AIM OF THE TASK »
Transcribe all of the material exactly. Any picture in it should be left out.

DATA BLOCK »
Start

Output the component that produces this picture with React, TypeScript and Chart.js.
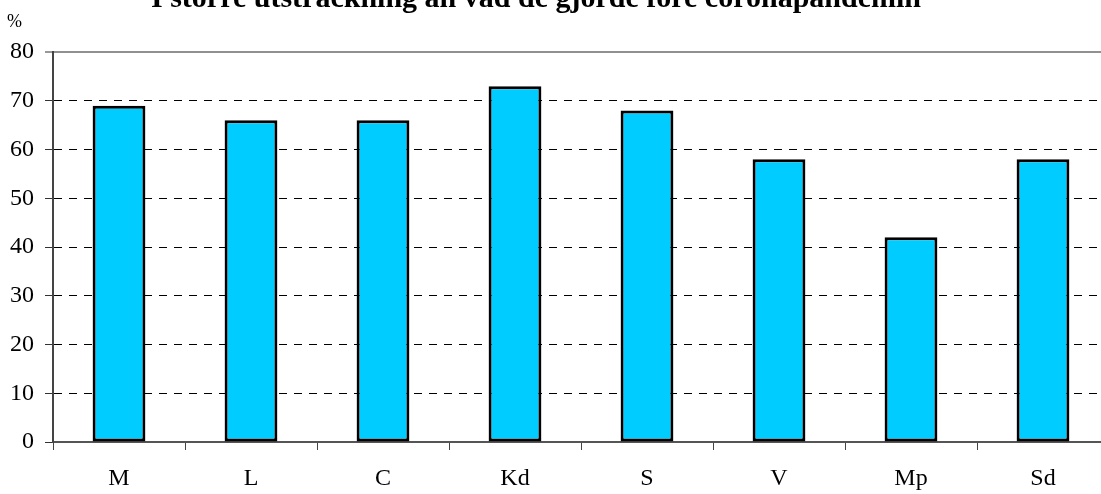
import React, { useEffect, useRef } from "react";
import { Chart, registerables } from "chart.js";

Chart.register(...registerables);

const categories = ["M", "L", "C", "Kd", "S", "V", "Mp", "Sd"];
const values = [69, 66, 66, 73, 68, 58, 42, 58];
const yMin = 0;
const yMax = 80;
const yStep = 10;
const titleText = "I större utsträckning än vad de gjorde före coronapandemin";
const unitText = "%";

const FONT = "'Liberation Serif', 'Times New Roman', serif";

const textPlugin = {
  id: "extraText",
  afterDraw(chart: any) {
    const ctx = chart.ctx;
    ctx.save();
    ctx.fillStyle = "#000";
    ctx.font = `bold 30px ${FONT}`;
    ctx.textAlign = "center";
    ctx.textBaseline = "alphabetic";
    ctx.fillText(titleText, 536, 7);
    ctx.font = `18px ${FONT}`;
    ctx.textAlign = "left";
    ctx.fillText(unitText, 7, 27);
    ctx.restore();
  },
};

export default function App() {
  const ref = useRef<HTMLCanvasElement | null>(null);

  useEffect(() => {
    document.body.style.margin = "0";
    const canvas = ref.current!;
    const chart = new Chart(canvas, {
      type: "bar",
      data: {
        labels: categories,
        datasets: [
          {
            data: values,
            backgroundColor: "#00CCFF",
            borderColor: "#000000",
            borderWidth: 3,
            borderSkipped: false,
            categoryPercentage: 1,
            barPercentage: 0.4,
          },
        ],
      },
      options: {
        animation: false,
        responsive: false,
        devicePixelRatio: 1,
        layout: { padding: { top: 52, right: 11, bottom: 0, left: 0 } },
        plugins: {
          legend: { display: false },
          title: { display: false },
          tooltip: { enabled: false },
        },
        scales: {
          x: {
            afterFit: (scale: any) => {
              scale.height = 52;
            },
            grid: {
              display: true,
              drawOnChartArea: false,
              drawTicks: true,
              tickLength: 8,
              tickColor: "#444444",
              tickWidth: 1,
              offset: true,
            },
            border: { display: true, color: "#555555", width: 2 },
            ticks: {
              color: "#000",
              font: { family: FONT, size: 24 },
              padding: 14,
              maxRotation: 0,
            },
          },
          y: {
            min: yMin,
            max: yMax,
            afterFit: (scale: any) => {
              scale.width = 53;
            },
            grid: {
              color: (c: any) =>
                c.tick && c.tick.value === yMax
                  ? "#909090"
                  : c.tick && c.tick.value === yMin
                  ? "rgba(0,0,0,0)"
                  : "#000000",
              lineWidth: (c: any) => (c.tick && c.tick.value === yMax ? 2 : 1),
              drawTicks: true,
              tickLength: 8,
              tickColor: "#333333",
              tickWidth: 1,
            },
            border: {
              display: true,
              color: "#444444",
              width: 2,
              dash: (c: any) => (c.tick && c.tick.value === yMax ? [] : [8, 7]),
            },
            ticks: {
              stepSize: yStep,
              color: "#000",
              font: { family: FONT, size: 24 },
              padding: 11,
            },
          },
        },
      },
      plugins: [textPlugin],
    });
    return () => chart.destroy();
  }, []);

  return (
    <div
      style={{
        position: "fixed",
        left: 0,
        top: 0,
        width: 1101,
        height: 494,
        overflow: "hidden",
        background: "#fff",
      }}
    >
      <canvas ref={ref} width={1120} height={494} style={{ display: "block" }} />
    </div>
  );
}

End

COMPLETE OUTPUT »
Output the component that produces this picture with React, TypeScript and Chart.js.
import React, { useEffect, useRef } from "react";
import { Chart, registerables } from "chart.js";

Chart.register(...registerables);

const categories = ["M", "L", "C", "Kd", "S", "V", "Mp", "Sd"];
const values = [69, 66, 66, 73, 68, 58, 42, 58];
const yMin = 0;
const yMax = 80;
const yStep = 10;
const titleText = "I större utsträckning än vad de gjorde före coronapandemin";
const unitText = "%";

const FONT = "'Liberation Serif', 'Times New Roman', serif";

const textPlugin = {
  id: "extraText",
  afterDraw(chart: any) {
    const ctx = chart.ctx;
    ctx.save();
    ctx.fillStyle = "#000";
    ctx.font = `bold 30px ${FONT}`;
    ctx.textAlign = "center";
    ctx.textBaseline = "alphabetic";
    ctx.fillText(titleText, 536, 7);
    ctx.font = `18px ${FONT}`;
    ctx.textAlign = "left";
    ctx.fillText(unitText, 7, 27);
    ctx.restore();
  },
};

export default function App() {
  const ref = useRef<HTMLCanvasElement | null>(null);

  useEffect(() => {
    document.body.style.margin = "0";
    const canvas = ref.current!;
    const chart = new Chart(canvas, {
      type: "bar",
      data: {
        labels: categories,
        datasets: [
          {
            data: values,
            backgroundColor: "#00CCFF",
            borderColor: "#000000",
            borderWidth: 3,
            borderSkipped: false,
            categoryPercentage: 1,
            barPercentage: 0.4,
          },
        ],
      },
      options: {
        animation: false,
        responsive: false,
        devicePixelRatio: 1,
        layout: { padding: { top: 52, right: 11, bottom: 0, left: 0 } },
        plugins: {
          legend: { display: false },
          title: { display: false },
          tooltip: { enabled: false },
        },
        scales: {
          x: {
            afterFit: (scale: any) => {
              scale.height = 52;
            },
            grid: {
              display: true,
              drawOnChartArea: false,
              drawTicks: true,
              tickLength: 8,
              tickColor: "#444444",
              tickWidth: 1,
              offset: true,
            },
            border: { display: true, color: "#555555", width: 2 },
            ticks: {
              color: "#000",
              font: { family: FONT, size: 24 },
              padding: 14,
              maxRotation: 0,
            },
          },
          y: {
            min: yMin,
            max: yMax,
            afterFit: (scale: any) => {
              scale.width = 53;
            },
            grid: {
              color: (c: any) =>
                c.tick && c.tick.value === yMax
                  ? "#909090"
                  : c.tick && c.tick.value === yMin
                  ? "rgba(0,0,0,0)"
                  : "#000000",
              lineWidth: (c: any) => (c.tick && c.tick.value === yMax ? 2 : 1),
              drawTicks: true,
              tickLength: 8,
              tickColor: "#333333",
              tickWidth: 1,
            },
            border: {
              display: true,
              color: "#444444",
              width: 2,
              dash: (c: any) => (c.tick && c.tick.value === yMax ? [] : [8, 7]),
            },
            ticks: {
              stepSize: yStep,
              color: "#000",
              font: { family: FONT, size: 24 },
              padding: 11,
            },
          },
        },
      },
      plugins: [textPlugin],
    });
    return () => chart.destroy();
  }, []);

  return (
    <div
      style={{
        position: "fixed",
        left: 0,
        top: 0,
        width: 1101,
        height: 494,
        overflow: "hidden",
        background: "#fff",
      }}
    >
      <canvas ref={ref} width={1120} height={494} style={{ display: "block" }} />
    </div>
  );
}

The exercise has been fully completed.